[CPWG] [GTLD-WG] EPDP: Geographic distinction

Alan Greenberg alan.greenberg at mcgill.ca
Tue Oct 30 04:31:34 UTC 2018


For GDPR it's residence that counts, not citizenship. If you move to Europe your privacy is protected by GDPR. And a German citizen living in the US get no benefits.

Where you are taxable is another issue altogether. At one point I was living and working in the US. I was a non-resident of both the US and Canada and taxable in both.

Alan

--
Sent from my mobile. Please excuse brevity and typos.

On October 30, 2018 12:12:12 AM EDT, Maureen Hilyard <maureen.hilyard at gmail.com> wrote:
I agree with Jonathan.

For my own clarification, with EU citizens working and living all over the world for various reasons and varying lengths of time, what is the actual definition for "resident of the EU",
Although I am a NZ citizen and live part-time in NZ, I am not considered resident there because I don't pay tax in NZ. I work and pay tax in the Cook Islands and am considered (by NZ) to be a Cook Island resident.

M

On Tue, Oct 30, 2018 at 4:12 PM Jonathan Zuck <JZuck at innovatorsnetwork.org<mailto:JZuck at innovatorsnetwork.org>> wrote:
I'm inclined to say restricted if for no other reason than we'll eventually have a bunch of GDPRs that are slightly different.

On 10/29/18, 9:36 PM, "GTLD-WG on behalf of Alan Greenberg" <gtld-wg-bounces at atlarge-lists.icann.org<mailto:gtld-wg-bounces at atlarge-lists.icann.org> on behalf of alan.greenberg at mcgill.ca<mailto:alan.greenberg at mcgill.ca>> wrote:

    GDPR is applicable to residents of the EU by companies resident there
    and worldwide.

    One of the issues is whether contracted parties should be allowed or
    required to distinguish between those who are resident there and elsewhere.

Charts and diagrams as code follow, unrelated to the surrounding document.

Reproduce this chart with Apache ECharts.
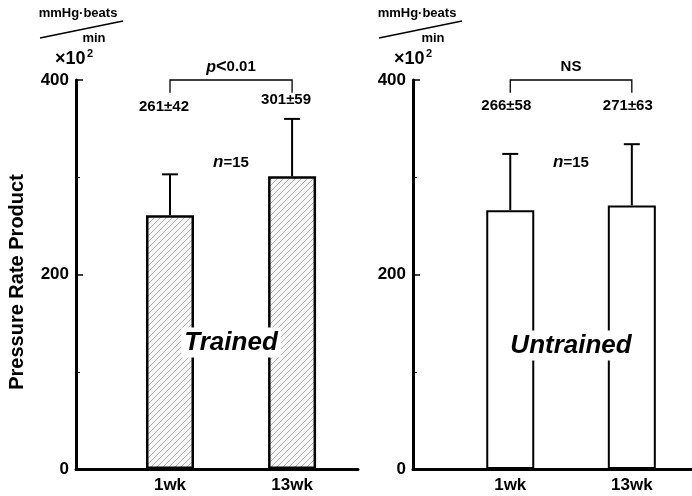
<!DOCTYPE html>
<html><head><meta charset="utf-8">
<script src="https://cdn.jsdelivr.net/npm/echarts@6/dist/echarts.min.js"></script>
<style>html,body{margin:0;padding:0;background:#fff}#c{width:692px;height:496px}</style>
</head><body><div id="c"></div>
<script>
// ---- data ----
const categories = ['1wk', '13wk'];
const trainedMean = [261, 301];
const trainedSD = [42, 59];
const untrainedMean = [266, 271];
const untrainedSD = [58, 63];
const yTicks = [0, 200, 400];
const groupNames = ['Trained', 'Untrained'];
const sigLabels = ['p<0.01', 'NS'];
const nLabel = 'n=15';
const yTitle = 'Pressure Rate Product';
const unitTop = 'mmHg·beats';
const unitBottom = 'min';
const unitScale = '×10';
const unitExp = '2';

// ---- layout ----
const FONT = '"Liberation Sans", Arial, sans-serif';
const panels = [
  { left: 76, width: 282, xmin: 0.23, xmax: 2.54, means: trainedMean, sds: trainedSD, hatch: true,
    valY: [372, 380], name: groupNames[0], nameY: 130, sig: sigLabels[0], unitDx: 0, labelDx: -6 },
  { left: 413, width: 279, xmin: 0.2, xmax: 2.495, means: untrainedMean, sds: untrainedSD, hatch: false,
    valY: [373, 373], name: groupNames[1], nameY: 127, sig: sigLabels[1], unitDx: 339, labelDx: -4 }
];

function makeHatch() {
  const c = document.createElement('canvas');
  c.width = 6; c.height = 6;
  const g = c.getContext('2d');
  g.fillStyle = '#f7f7f7'; g.fillRect(0, 0, 6, 6);
  g.strokeStyle = '#9a9a9a'; g.lineWidth = 0.8;
  g.beginPath();
  g.moveTo(0, 6); g.lineTo(6, 0);
  g.moveTo(-3, 3); g.lineTo(3, -3);
  g.moveTo(3, 9); g.lineTo(9, 3);
  g.stroke();
  return c;
}
const hatchImg = makeHatch();

const chart = echarts.init(document.getElementById('c'), null, { renderer: 'canvas' });

const grids = [], xAxes = [], yAxes = [], series = [];
panels.forEach((p, k) => {
  grids.push({ left: p.left, width: p.width, top: 80, height: 389, containLabel: false });
  xAxes.push({
    type: 'value', gridIndex: k, min: p.xmin, max: p.xmax,
    axisLine: { show: true, onZero: false, lineStyle: { color: '#000', width: 3 } },
    axisTick: { show: false }, splitLine: { show: false },
    axisLabel: {
      customValues: categories.map((c, i) => i + 1),
      formatter: v => categories[Math.round(v) - 1] || '',
      color: '#000', fontFamily: FONT, fontWeight: 'bold', fontSize: 17, margin: 8
    }
  });
  yAxes.push({
    type: 'value', gridIndex: k, min: yTicks[0], max: yTicks[yTicks.length - 1], interval: 200,
    axisLine: { show: true, lineStyle: { color: '#000', width: 3 } },
    axisTick: { show: true, inside: true, length: 7, lineStyle: { color: '#000', width: 1.5 } },
    minorTick: { show: true, splitNumber: 2, length: 4, lineStyle: { color: '#000', width: 1 } },
    splitLine: { show: false },
    axisLabel: { color: '#000', fontFamily: FONT, fontWeight: 'bold', fontSize: 17, margin: 7,
      formatter: v => yTicks.includes(v) ? String(v) : '' }
  });
  series.push({
    type: 'bar', xAxisIndex: k, yAxisIndex: k, barWidth: 48, z: 2,
    data: p.means.map((m, i) => [i + 1, m]),
    itemStyle: {
      color: p.hatch ? { image: hatchImg, repeat: 'repeat' } : '#fff',
      borderColor: '#000', borderWidth: p.hatch ? 2.5 : 2
    }
  });
  series.push({
    type: 'custom', xAxisIndex: k, yAxisIndex: k, z: 3, clip: false,
    data: p.means.map((m, i) => [i + 1, m, p.sds[i]]),
    renderItem: (params, api) => {
      const x = api.value(0), m = api.value(1), e = api.value(2);
      const a = api.coord([x, m]), b = api.coord([x, m + e]);
      return { type: 'group', children: [
        { type: 'line', shape: { x1: a[0], y1: a[1], x2: b[0], y2: b[1] }, style: { stroke: '#000', lineWidth: 2 } },
        { type: 'line', shape: { x1: b[0] - 8, y1: b[1], x2: b[0] + 8, y2: b[1] }, style: { stroke: '#000', lineWidth: 2 } }
      ] };
    }
  });
  // annotations (bracket, significance, mean±SD labels, n, group name)
  series.push({
    type: 'custom', xAxisIndex: k, yAxisIndex: k, z: 5, clip: false, silent: true,
    data: [[1.5, 0]],
    renderItem: (params, api) => {
      const L = api.coord([1, 400]), R = api.coord([2, 400]);
      const Ld = api.coord([1, 387]), Rd = api.coord([2, 387]);
      const sig = api.coord([1.5, 413]);
      const nPos = api.coord([1.5, 315]);
      const gPos = api.coord([1.5, p.nameY]);
      const ch = [
        { type: 'polyline', shape: { points: [[Ld[0], Ld[1]], [L[0], L[1]], [R[0], R[1]], [Rd[0], Rd[1]]] },
          style: { stroke: '#000', lineWidth: 1.3, fill: null } },
        { type: 'text', x: sig[0], y: sig[1], style: {
            text: p.sig === 'NS' ? 'NS' : '{i|p}{l|<}0.01', fill: '#000', align: 'center', verticalAlign: 'middle',
            font: 'bold 15px ' + FONT,
            rich: { i: { fontStyle: 'italic', fontWeight: 'bold', fontSize: 16, fontFamily: FONT },
                    l: { fontWeight: 'bold', fontSize: 18, fontFamily: FONT } } } },
        { type: 'text', x: nPos[0], y: nPos[1], style: {
            text: '{i|n}=15', fill: '#000', align: 'center', verticalAlign: 'middle',
            font: 'bold 15px ' + FONT,
            rich: { i: { fontStyle: 'italic', fontWeight: 'bold', fontSize: 17, fontFamily: FONT } } } },
        { type: 'text', x: gPos[0], y: gPos[1], style: {
            text: p.name, fill: '#000', align: 'center', verticalAlign: 'middle',
            font: 'italic bold 26px ' + FONT, backgroundColor: '#fff', padding: [2, 3] } }
      ];
      p.means.forEach((m, i) => {
        const q = api.coord([i + 1, p.valY[i]]);
        ch.push({ type: 'text', x: q[0] + p.labelDx, y: q[1], style: {
          text: m + '±' + p.sds[i], fill: '#000', align: 'center', verticalAlign: 'middle',
          font: 'bold 15px ' + FONT } });
      });
      return { type: 'group', children: ch };
    }
  });
});

const graphic = [
  { type: 'text', x: 17, y: 282, rotation: Math.PI / 2,
    style: { text: yTitle, fill: '#000', font: 'bold 20px ' + FONT, align: 'center', verticalAlign: 'middle' } }
];
panels.forEach(p => {
  const d = p.unitDx;
  graphic.push(
    { type: 'text', x: 78 + d, y: 13, style: { text: unitTop, fill: '#000', font: 'bold 13px ' + FONT, align: 'center', verticalAlign: 'middle' } },
    { type: 'line', shape: { x1: 40 + d, y1: 38, x2: 123 + d, y2: 21 }, style: { stroke: '#000', lineWidth: 1.5 } },
    { type: 'text', x: 94 + d, y: 38, style: { text: unitBottom, fill: '#000', font: 'bold 13px ' + FONT, align: 'center', verticalAlign: 'middle' } },
    { type: 'text', x: 55 + d, y: 59, style: { text: unitScale, fill: '#000', font: 'bold 18px ' + FONT, align: 'left', verticalAlign: 'middle' } },
    { type: 'text', x: 87 + d, y: 54, style: { text: unitExp, fill: '#000', font: 'bold 11px ' + FONT, align: 'left', verticalAlign: 'middle' } }
  );
});

chart.setOption({
  backgroundColor: '#fff',
  animation: false,
  grid: grids, xAxis: xAxes, yAxis: yAxes, series: series, graphic: graphic
});
</script></body></html>
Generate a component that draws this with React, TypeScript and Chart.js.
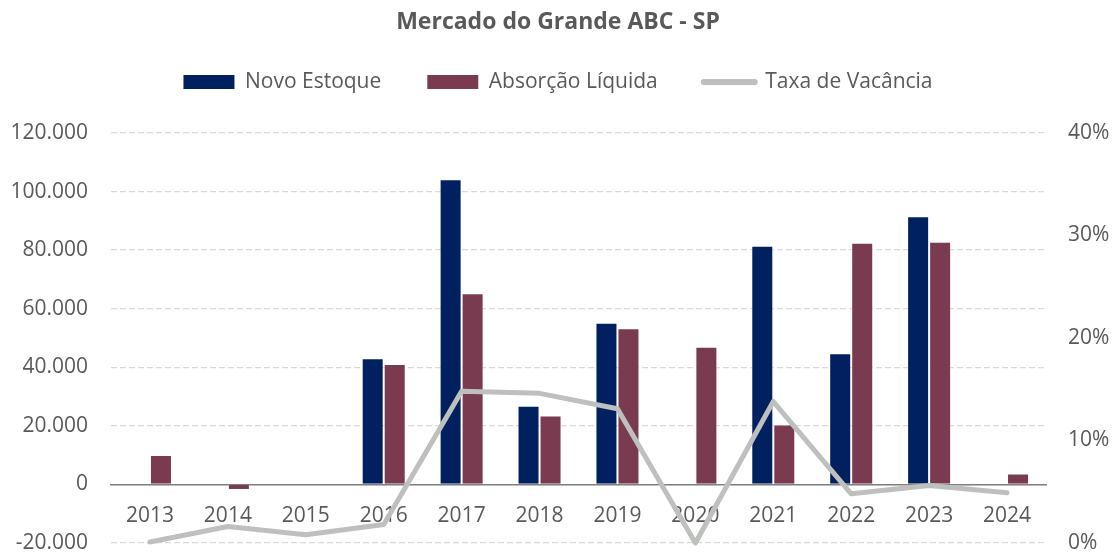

    There is agreement that such distinction should be allowed, but EPDP
    is divided on whether it should be required. The GAC/BC/IPC want to
    see the distinction made, and at least one very large contracted
    party does already make the distinction. Other contracted parties are
    pushing back VERY strongly saying that there is virtually no way that
    the can or are willing to make the distinction.

    The current (confusing) state of the working document is attached.

    Which side should ALAC come down on?

    - Restrict application to those to whom GDPR applies?
    - Apply universally ignoring residence?

    As usual, quick replies requested.